:: WHAT YOU WILL DO ::
Exactly the lines from the start of the data below through the line that contains "-0.50, -0.40, -1.83]" are to be copied, with pictures left out.

[Begin MATERIAL PROVIDED]

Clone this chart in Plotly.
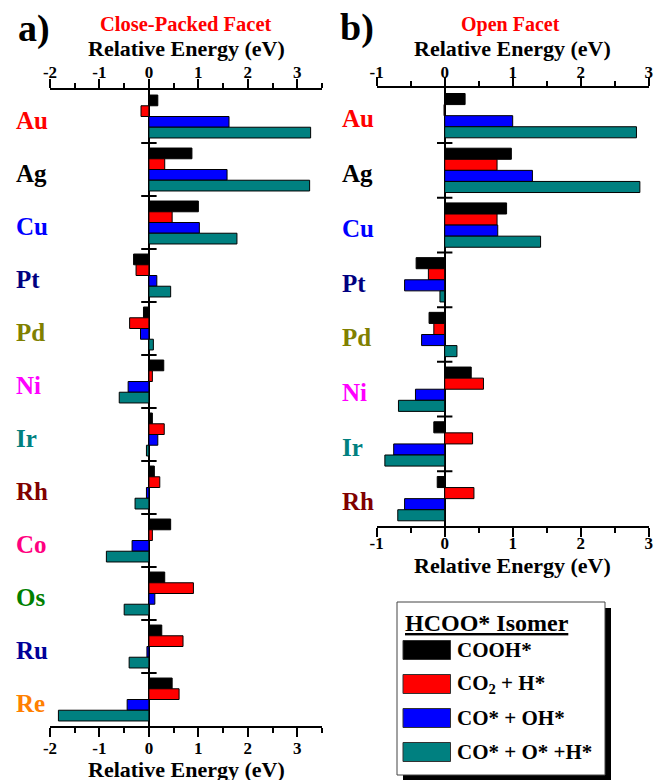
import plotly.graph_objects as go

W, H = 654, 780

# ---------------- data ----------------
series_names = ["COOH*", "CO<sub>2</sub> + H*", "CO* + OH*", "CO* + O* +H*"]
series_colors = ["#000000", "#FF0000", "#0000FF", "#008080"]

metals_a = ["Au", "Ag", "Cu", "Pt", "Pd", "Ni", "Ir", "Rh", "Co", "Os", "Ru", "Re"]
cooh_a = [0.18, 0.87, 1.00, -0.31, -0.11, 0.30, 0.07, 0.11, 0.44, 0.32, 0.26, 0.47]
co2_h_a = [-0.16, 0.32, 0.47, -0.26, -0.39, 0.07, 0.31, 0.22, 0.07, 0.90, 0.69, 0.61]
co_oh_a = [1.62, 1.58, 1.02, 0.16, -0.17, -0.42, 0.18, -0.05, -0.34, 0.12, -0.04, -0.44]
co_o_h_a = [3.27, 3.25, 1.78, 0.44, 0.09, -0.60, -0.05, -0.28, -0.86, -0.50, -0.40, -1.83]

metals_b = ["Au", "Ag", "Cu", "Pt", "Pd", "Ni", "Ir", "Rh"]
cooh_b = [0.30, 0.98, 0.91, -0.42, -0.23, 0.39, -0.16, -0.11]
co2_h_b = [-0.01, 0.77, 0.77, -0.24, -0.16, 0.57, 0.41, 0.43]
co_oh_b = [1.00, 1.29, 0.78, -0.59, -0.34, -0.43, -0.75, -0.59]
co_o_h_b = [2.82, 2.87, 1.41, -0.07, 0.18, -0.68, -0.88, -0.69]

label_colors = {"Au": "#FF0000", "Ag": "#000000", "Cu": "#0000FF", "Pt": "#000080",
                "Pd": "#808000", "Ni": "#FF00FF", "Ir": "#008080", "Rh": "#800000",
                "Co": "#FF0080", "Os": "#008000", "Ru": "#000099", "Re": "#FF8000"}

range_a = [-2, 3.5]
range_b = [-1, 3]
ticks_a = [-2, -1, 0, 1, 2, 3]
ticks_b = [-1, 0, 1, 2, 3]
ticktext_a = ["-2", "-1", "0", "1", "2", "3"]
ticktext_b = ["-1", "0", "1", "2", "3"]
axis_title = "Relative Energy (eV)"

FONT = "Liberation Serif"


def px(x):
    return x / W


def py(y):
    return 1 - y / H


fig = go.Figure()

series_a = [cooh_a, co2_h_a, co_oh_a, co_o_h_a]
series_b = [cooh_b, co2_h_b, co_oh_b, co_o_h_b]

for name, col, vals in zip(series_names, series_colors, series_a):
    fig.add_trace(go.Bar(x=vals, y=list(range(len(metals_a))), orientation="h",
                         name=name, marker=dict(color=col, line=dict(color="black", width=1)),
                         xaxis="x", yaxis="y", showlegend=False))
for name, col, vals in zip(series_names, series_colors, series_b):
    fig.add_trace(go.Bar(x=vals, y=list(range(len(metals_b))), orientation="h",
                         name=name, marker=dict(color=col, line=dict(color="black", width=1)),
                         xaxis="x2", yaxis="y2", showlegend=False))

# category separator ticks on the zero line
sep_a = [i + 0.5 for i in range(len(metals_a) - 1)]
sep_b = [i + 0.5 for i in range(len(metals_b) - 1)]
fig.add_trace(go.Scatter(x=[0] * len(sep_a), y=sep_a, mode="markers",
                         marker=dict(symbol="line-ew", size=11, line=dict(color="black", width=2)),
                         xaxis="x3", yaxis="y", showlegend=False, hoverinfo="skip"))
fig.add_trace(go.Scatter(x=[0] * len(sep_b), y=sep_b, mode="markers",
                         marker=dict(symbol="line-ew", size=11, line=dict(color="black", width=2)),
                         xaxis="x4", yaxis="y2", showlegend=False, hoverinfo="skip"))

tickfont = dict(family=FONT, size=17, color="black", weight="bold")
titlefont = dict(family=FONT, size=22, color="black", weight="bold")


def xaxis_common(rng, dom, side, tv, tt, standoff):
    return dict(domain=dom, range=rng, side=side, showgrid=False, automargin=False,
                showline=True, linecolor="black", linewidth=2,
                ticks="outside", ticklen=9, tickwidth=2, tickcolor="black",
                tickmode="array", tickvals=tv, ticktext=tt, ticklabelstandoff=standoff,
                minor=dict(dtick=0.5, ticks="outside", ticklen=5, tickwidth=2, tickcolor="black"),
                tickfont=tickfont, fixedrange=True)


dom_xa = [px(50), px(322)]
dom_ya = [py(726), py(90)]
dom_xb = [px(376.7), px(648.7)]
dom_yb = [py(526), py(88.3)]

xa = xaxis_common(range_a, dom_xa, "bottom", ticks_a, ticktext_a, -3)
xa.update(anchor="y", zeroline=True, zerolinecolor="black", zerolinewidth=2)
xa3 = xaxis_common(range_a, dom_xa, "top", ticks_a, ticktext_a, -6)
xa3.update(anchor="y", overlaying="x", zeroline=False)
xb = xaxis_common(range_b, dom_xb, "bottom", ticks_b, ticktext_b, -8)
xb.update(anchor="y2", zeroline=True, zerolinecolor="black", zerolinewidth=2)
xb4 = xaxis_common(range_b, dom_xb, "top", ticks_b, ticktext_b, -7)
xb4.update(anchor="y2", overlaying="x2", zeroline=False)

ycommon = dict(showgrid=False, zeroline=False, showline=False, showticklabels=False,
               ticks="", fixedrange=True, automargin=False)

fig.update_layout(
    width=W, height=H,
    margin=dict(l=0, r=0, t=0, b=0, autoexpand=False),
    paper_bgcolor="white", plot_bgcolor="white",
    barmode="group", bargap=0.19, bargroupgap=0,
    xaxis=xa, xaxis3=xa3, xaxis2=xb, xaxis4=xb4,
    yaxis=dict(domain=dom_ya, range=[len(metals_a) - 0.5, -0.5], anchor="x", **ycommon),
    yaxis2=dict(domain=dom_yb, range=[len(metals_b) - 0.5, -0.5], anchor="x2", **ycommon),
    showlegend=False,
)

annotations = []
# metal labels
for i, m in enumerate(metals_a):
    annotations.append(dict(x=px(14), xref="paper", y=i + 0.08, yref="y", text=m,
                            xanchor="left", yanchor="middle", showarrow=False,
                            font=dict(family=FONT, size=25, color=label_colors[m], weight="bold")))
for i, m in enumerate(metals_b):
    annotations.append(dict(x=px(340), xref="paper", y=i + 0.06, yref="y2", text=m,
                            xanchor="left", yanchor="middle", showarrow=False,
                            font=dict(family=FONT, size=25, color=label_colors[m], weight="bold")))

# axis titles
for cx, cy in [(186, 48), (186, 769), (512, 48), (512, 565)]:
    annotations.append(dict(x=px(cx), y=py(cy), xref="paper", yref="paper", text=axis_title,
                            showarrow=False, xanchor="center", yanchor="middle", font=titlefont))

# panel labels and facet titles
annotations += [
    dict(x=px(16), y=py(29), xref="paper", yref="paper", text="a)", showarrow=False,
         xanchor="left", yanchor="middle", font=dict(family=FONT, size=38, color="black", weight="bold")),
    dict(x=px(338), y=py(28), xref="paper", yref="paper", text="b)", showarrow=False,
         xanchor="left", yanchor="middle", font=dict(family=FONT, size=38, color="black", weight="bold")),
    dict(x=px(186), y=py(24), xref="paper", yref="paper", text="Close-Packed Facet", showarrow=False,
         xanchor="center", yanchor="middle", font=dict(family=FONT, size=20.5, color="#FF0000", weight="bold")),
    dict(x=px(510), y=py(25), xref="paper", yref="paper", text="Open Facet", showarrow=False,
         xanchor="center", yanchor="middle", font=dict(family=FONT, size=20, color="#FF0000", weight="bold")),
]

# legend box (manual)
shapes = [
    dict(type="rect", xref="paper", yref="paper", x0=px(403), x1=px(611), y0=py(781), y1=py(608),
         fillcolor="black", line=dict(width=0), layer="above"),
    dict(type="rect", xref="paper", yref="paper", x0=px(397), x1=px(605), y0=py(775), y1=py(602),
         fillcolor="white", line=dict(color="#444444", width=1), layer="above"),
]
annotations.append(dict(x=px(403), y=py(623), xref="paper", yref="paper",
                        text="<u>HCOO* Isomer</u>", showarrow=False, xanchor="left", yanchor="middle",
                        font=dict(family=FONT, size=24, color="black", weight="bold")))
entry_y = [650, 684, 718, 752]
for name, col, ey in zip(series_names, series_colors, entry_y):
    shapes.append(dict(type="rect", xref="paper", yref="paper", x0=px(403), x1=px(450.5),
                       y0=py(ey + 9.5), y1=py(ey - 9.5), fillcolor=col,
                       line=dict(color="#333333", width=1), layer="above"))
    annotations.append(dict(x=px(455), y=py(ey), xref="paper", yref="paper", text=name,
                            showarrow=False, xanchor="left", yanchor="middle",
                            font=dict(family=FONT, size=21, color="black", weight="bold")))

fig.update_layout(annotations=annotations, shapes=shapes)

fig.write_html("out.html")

[End MATERIAL PROVIDED]

:: RESPONSE TO THIS TASK ::
Clone this chart in Plotly.
import plotly.graph_objects as go

W, H = 654, 780

# ---------------- data ----------------
series_names = ["COOH*", "CO<sub>2</sub> + H*", "CO* + OH*", "CO* + O* +H*"]
series_colors = ["#000000", "#FF0000", "#0000FF", "#008080"]

metals_a = ["Au", "Ag", "Cu", "Pt", "Pd", "Ni", "Ir", "Rh", "Co", "Os", "Ru", "Re"]
cooh_a = [0.18, 0.87, 1.00, -0.31, -0.11, 0.30, 0.07, 0.11, 0.44, 0.32, 0.26, 0.47]
co2_h_a = [-0.16, 0.32, 0.47, -0.26, -0.39, 0.07, 0.31, 0.22, 0.07, 0.90, 0.69, 0.61]
co_oh_a = [1.62, 1.58, 1.02, 0.16, -0.17, -0.42, 0.18, -0.05, -0.34, 0.12, -0.04, -0.44]
co_o_h_a = [3.27, 3.25, 1.78, 0.44, 0.09, -0.60, -0.05, -0.28, -0.86, -0.50, -0.40, -1.83]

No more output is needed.